We are aware of the fact that the respondent has requested that he be sent to Venezuela, rather than the Dominican Republic, if deportation becomes necessary. For the purposes of assessing the greatest degree of potential hardship, however, we will assume that the respondent's request cannot be honored.
Conditions in an alien's homeland are relevant in determining hardship, as the Committee pointed out. It is obvious, however, that laying critical emphasis on the economic and political situation would mandate a grant of relief in most cases for it is a demonstrable fact that despite the beleaguered state of our own economy, the United States enjoys a standard of living higher than that in most of the other countries of the world.
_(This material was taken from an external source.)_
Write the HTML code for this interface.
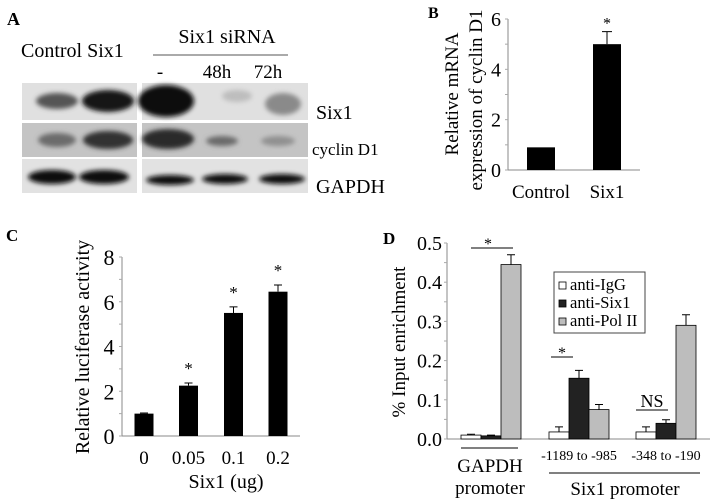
<!DOCTYPE html>
<html><head><meta charset="utf-8">
<style>
html,body{margin:0;padding:0;background:#fff;}
svg{display:block;font-family:"Liberation Serif",serif;}
</style></head>
<body>
<svg id="fig" width="718" height="499" viewBox="0 0 718 499" xmlns="http://www.w3.org/2000/svg">
<defs>
<filter id="blur2" x="-50%" y="-50%" width="200%" height="200%"><feGaussianBlur stdDeviation="2.5"/></filter>
</defs>

<g>
<text x="7" y="25" font-size="18" font-weight="bold">A</text>
<text x="21" y="57" font-size="20">Control Six1</text>
<text x="227" y="43" font-size="20" text-anchor="middle">Six1 siRNA</text>
<line x1="153" y1="55" x2="288" y2="55" stroke="#555" stroke-width="1"/>
<text x="160" y="78" font-size="19" text-anchor="middle">-</text>
<text x="217" y="78" font-size="19" text-anchor="middle">48h</text>
<text x="268" y="78" font-size="19" text-anchor="middle">72h</text>
<g id="blots"></g>
<text x="316" y="119" font-size="20">Six1</text>
<text x="312" y="155" font-size="17">cyclin D1</text>
<text x="316" y="193" font-size="20">GAPDH</text>
</g>

<g id="panelB">
<text x="428" y="18" font-size="16" font-weight="bold">B</text>
<text transform="translate(458,94) rotate(-90)" font-size="19" text-anchor="middle">Relative mRNA</text>
<text transform="translate(482,100) rotate(-90)" font-size="19" text-anchor="middle">expression of  cyclin D1</text>
</g>

<g id="panelC">
<text x="6" y="241" font-size="17" font-weight="bold">C</text>
<text transform="translate(89,347) rotate(-90)" font-size="20" text-anchor="middle">Relative luciferase activity</text>
<text x="226" y="488" font-size="20" text-anchor="middle">Six1 (ug)</text>
</g>

<g id="panelD">
<text x="383" y="244" font-size="17" font-weight="bold">D</text>
<text transform="translate(405,342) rotate(-90)" font-size="19" text-anchor="middle">% Input enrichment</text>
</g>
</svg>
<script>
const bCategories = ["Control", "Six1"];
const bValues = [0.9, 5.0];
const bErrors = [0, 0.5];
const bStars = [false, true];
const bTicks = [0, 2, 4, 6];

const cCategories = ["0", "0.05", "0.1", "0.2"];
const cValues = [1.0, 2.25, 5.5, 6.45];
const cErrors = [0.03, 0.12, 0.27, 0.3];
const cStars = [false, true, true, true];
const cTicks = [0, 2, 4, 6, 8];

const dGroups = ["GAPDH", "-1189 to -985", "-348 to -190"];
const dSeries = ["anti-IgG", "anti-Six1", "anti-Pol II"];
const dIgG = [0.010, 0.018, 0.018];
const dSix1 = [0.008, 0.155, 0.040];
const dPol = [0.445, 0.075, 0.290];
const dIgGErr = [0.002, 0.013, 0.013];
const dSix1Err = [0.002, 0.020, 0.009];
const dPolErr = [0.025, 0.013, 0.027];
const dTicks = ["0.0", "0.1", "0.2", "0.3", "0.4", "0.5"];

const NS = "http://www.w3.org/2000/svg";
function mk(parent, tag, attrs, text) {
  const e = document.createElementNS(NS, tag);
  for (const k in attrs) e.setAttribute(k, attrs[k]);
  if (text !== undefined) e.textContent = text;
  parent.appendChild(e);
  return e;
}

(function () {
  const g = document.getElementById('blots');
  const rows = [[83, 37], [123, 34], [159, 34]];
  const blocks = [[22, 115], [142, 166]];
  const bg = ['#e0e0e0', '#c4c4c4', '#e2e2e2'];
  rows.forEach((r, ri) => blocks.forEach((b, bi) => {
    const rc = mk(g, 'rect', { x: b[0], y: r[0], width: b[1], height: r[1], fill: bg[ri] });
    
    
  }));
  const bands = [
    [57, 101, 21, 8, '#555'], [108, 101, 26, 11, '#151515'],
    [166, 101, 28, 16, '#111'], [237, 96, 15, 6, '#bdbdbd'], [283, 104, 18, 11, '#8a8a8a'],
    [57, 140, 19, 7, '#6c6c6c'], [108, 140, 25, 9, '#333'],
    [168, 139, 26, 10, '#2a2a2a'], [222, 141, 16, 5, '#6a6a6a'], [278, 141, 17, 5, '#909090'],
    [52, 177, 24, 7, '#0c0c0c'], [104, 177, 25, 7, '#0c0c0c'],
    [170, 180, 24, 5, '#0c0c0c'], [225, 179, 23, 5, '#0c0c0c'], [282, 179, 23, 5, '#0c0c0c']
  ];
  bands.forEach(b => {
    const e = mk(g, 'ellipse', { cx: b[0], cy: b[1], rx: b[2], ry: b[3], fill: b[4], filter: 'url(#blur2)' });
    
    
  });
})();

(function () {
  const g = document.getElementById('panelB');
  const x0 = 508, y0 = 170, yMax = 6, yTop = 19;
  const y = v => y0 - (v / yMax) * (y0 - yTop);
  const xc = [541, 607], bw = 28;
  const ax = mk(g, 'path', { d: `M${x0},${yTop}V${y0}H640`, stroke: '#888', fill: 'none', 'stroke-width': 1 });
  
  
  for (let v = 0; v <= yMax; v += 1) {
    const t = mk(g, 'line', { x1: x0 - 3, x2: x0, y1: y(v), y2: y(v), stroke: '#aaa' });
    
    
  }
  bTicks.forEach(v => {
    const t = mk(g, 'text', { x: 496, y: y(v) + 7, 'font-size': 20, 'text-anchor': 'middle' }, String(v));
    
    
  });
  bValues.forEach((v, i) => {
    const r = mk(g, 'rect', { x: xc[i] - bw / 2, y: y(v), width: bw, height: y0 - y(v), fill: '#000' });
    
    
    if (bErrors[i] > 0) {
      const e = mk(g, 'path', { d: `M${xc[i]},${y(v)}V${y(v + bErrors[i])}M${xc[i] - 5},${y(v + bErrors[i])}H${xc[i] + 5}`, stroke: '#000', fill: 'none' });
      
      
    }
    if (bStars[i]) {
      const s = mk(g, 'text', { x: xc[i], y: y(v + bErrors[i]) - 3, 'font-size': 16, 'text-anchor': 'middle' }, '*');
      
      
    }
    const l = mk(g, 'text', { x: xc[i], y: 198, 'font-size': 19, 'text-anchor': 'middle' }, bCategories[i]);
    
    
  });
})();

(function () {
  const g = document.getElementById('panelC');
  const x0 = 122, y0 = 436, yMax = 8, yTop = 257;
  const y = v => y0 - (v / yMax) * (y0 - yTop);
  const xc = [144, 188.5, 233.5, 278], bw = 19;
  const ax = mk(g, 'path', { d: `M${x0},${yTop}V${y0}H300`, stroke: '#888', fill: 'none' });
  
  
  for (let v = 0; v <= yMax; v += 1) {
    const t = mk(g, 'line', { x1: x0 - 3, x2: x0, y1: y(v), y2: y(v), stroke: '#aaa' });
    
    
  }
  cTicks.forEach(v => {
    const t = mk(g, 'text', { x: 109, y: y(v) + 8, 'font-size': 22, 'text-anchor': 'middle' }, String(v));
    
    
  });
  cValues.forEach((v, i) => {
    const r = mk(g, 'rect', { x: xc[i] - bw / 2, y: y(v), width: bw, height: y0 - y(v), fill: '#000' });
    
    
    const ye = y(v + cErrors[i]);
    const e = mk(g, 'path', { d: `M${xc[i]},${y(v)}V${ye}M${xc[i] - 4},${ye}H${xc[i] + 4}`, stroke: '#000', fill: 'none' });
    
    
    if (cStars[i]) {
      const s = mk(g, 'text', { x: xc[i], y: ye - 9, 'font-size': 17, 'text-anchor': 'middle' }, '*');
      
      
    }
    const l = mk(g, 'text', { x: xc[i], y: 464, 'font-size': 19, 'text-anchor': 'middle' }, cCategories[i]);
    
    
  });
})();

(function () {
  const g = document.getElementById('panelD');
  const x0 = 447, y0 = 439, yTop = 243, yMax = 0.5;
  const y = v => y0 - (v / yMax) * (y0 - yTop);
  const groupStart = [461, 549, 636], bw = 20;
  const fills = ['#fff', '#222', '#bdbdbd'];
  const series = [dIgG, dSix1, dPol];
  const errs = [dIgGErr, dSix1Err, dPolErr];
  const ax = mk(g, 'path', { d: `M${x0},${yTop}V${y0}H710`, stroke: '#888', fill: 'none' });
  
  
  for (let k = 0; k <= 10; k++) {
    const v = k * 0.05;
    const t = mk(g, 'line', { x1: x0 - 3, x2: x0, y1: y(v), y2: y(v), stroke: '#aaa' });
    
    
  }
  dTicks.forEach(s => {
    const t = mk(g, 'text', { x: 442, y: y(parseFloat(s)) + 7, 'font-size': 20, 'text-anchor': 'end' }, s);
    
    
  });
  dGroups.forEach((gName, gi) => {
    series.forEach((arr, si) => {
      const v = arr[gi];
      const x = groupStart[gi] + si * bw;
      const r = mk(g, 'rect', { x: x, y: y(v), width: bw, height: y0 - y(v), fill: fills[si], stroke: '#000', 'stroke-width': 0.8 });
      
      
      const xc = x + bw / 2, ye = y(v + errs[si][gi]);
      const e = mk(g, 'path', { d: `M${xc},${y(v)}V${ye}M${xc - 4},${ye}H${xc + 4}`, stroke: '#000', fill: 'none' });
      
      
    });
    if (gi > 0) {
      const l = mk(g, 'text', { x: groupStart[gi] + 30, y: 460, 'font-size': 14, 'text-anchor': 'middle' }, gName);
      
      
    }
  });
  const items = [
    ['line', { x1: 461, x2: 518, y1: 448, y2: 448, stroke: '#000' }, null, 'gapdh-underline'],
    ['text', { x: 490, y: 472, 'font-size': 19, 'text-anchor': 'middle' }, 'GAPDH', 'gapdh-label'],
    ['text', { x: 490, y: 494, 'font-size': 19, 'text-anchor': 'middle' }, 'promoter', 'gapdh-promoter-label'],
    ['line', { x1: 549, x2: 700, y1: 473, y2: 473, stroke: '#000' }, null, 'six1-promoter-line'],
    ['text', { x: 625, y: 495, 'font-size': 19, 'text-anchor': 'middle' }, 'Six1 promoter', 'six1-promoter-label'],
    ['line', { x1: 471, x2: 513, y1: 248, y2: 248, stroke: '#000' }, null, 'sig-line-gapdh'],
    ['text', { x: 488, y: 249, 'font-size': 16, 'text-anchor': 'middle' }, '*', 'sig-star-gapdh'],
    ['line', { x1: 551, x2: 573, y1: 357, y2: 357, stroke: '#000' }, null, 'sig-line-group1'],
    ['text', { x: 562, y: 358, 'font-size': 16, 'text-anchor': 'middle' }, '*', 'sig-star-group1'],
    ['line', { x1: 636, x2: 668, y1: 410, y2: 410, stroke: '#000' }, null, 'ns-line'],
    ['text', { x: 652, y: 407, 'font-size': 18, 'text-anchor': 'middle' }, 'NS', 'ns-label']
  ];
  items.forEach(it => {
    const e = mk(g, it[0], it[1], it[2] === null ? undefined : it[2]);
    
    
  });
  const lg = mk(g, 'g', {});
  
  
  mk(lg, 'rect', { x: 554, y: 272, width: 91, height: 61, fill: '#fff', stroke: '#444' });
  dSeries.forEach((s, i) => {
    const ent = mk(lg, 'g', {});
    
    
    mk(ent, 'rect', { x: 559, y: 282 + i * 18, width: 7, height: 7, fill: fills[i], stroke: '#000', 'stroke-width': 0.8 });
    mk(ent, 'text', { x: 570, y: 290 + i * 18, 'font-size': 16.5 }, s);
  });
})();
</script>
</body></html>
For this reason, most deported aliens will likely suffer some degree of financial hardship. Nonetheless, we do not believe that Congress intended to remedy this situation by suspending the deportation of all those who will be unable to maintain the standard of living at home which they have managed to achieve in this country. Clearly, it is only when other factors such as advanced age, severe illness, family ties, etc. combine with economic detriment to make deportation extremely hard on the alien or the citizen or permanent resident members of his family that Congress has authorized suspension of the deportation order.
We do not dispute the respondent's characterization of the Dominican economy. However, we cannot find a sufficient number of other adverse factors to conclude that deportation will result in the degree of hardship that section 244(a)(1) was designed to alleviate. The respondent has spent most of his eight years in the United States as a self-employed carpenter. Prior to his arrival, he also worked as a carpenter for the Dominican Government where his ability was apparently highly regarded. While he has several cousins who live in the United States, his brothers, sisters, and ten children all live in the Dominican Republic. Treatment of his wife's emotional difficulties can surely be obtained at home, albeit with economic sacrifices. Despite the sympathetic factors in this case, we are not persuaded that the respondent warrants the extraordinary relief authorized in section 244(a)(1) of the Act.
The respondent's original voluntary departure time was three months. That period has expired. In keeping with our decision in Matter of Chouliaris, Interim Decision 2572 (BIA 1977), we will grant the respondent thirty days from the date of this order in which to voluntarily depart from the United States.
ORDER: The appeal is dismissed.
FURTHER ORDER: The respondent is permitted to depart from the United States voluntarily within 30 days from the date of this order and under such conditions as the District Director deems appropriate; and in the event of failure so to depart, the respondent shall be deported as provided in the immigration judge's order.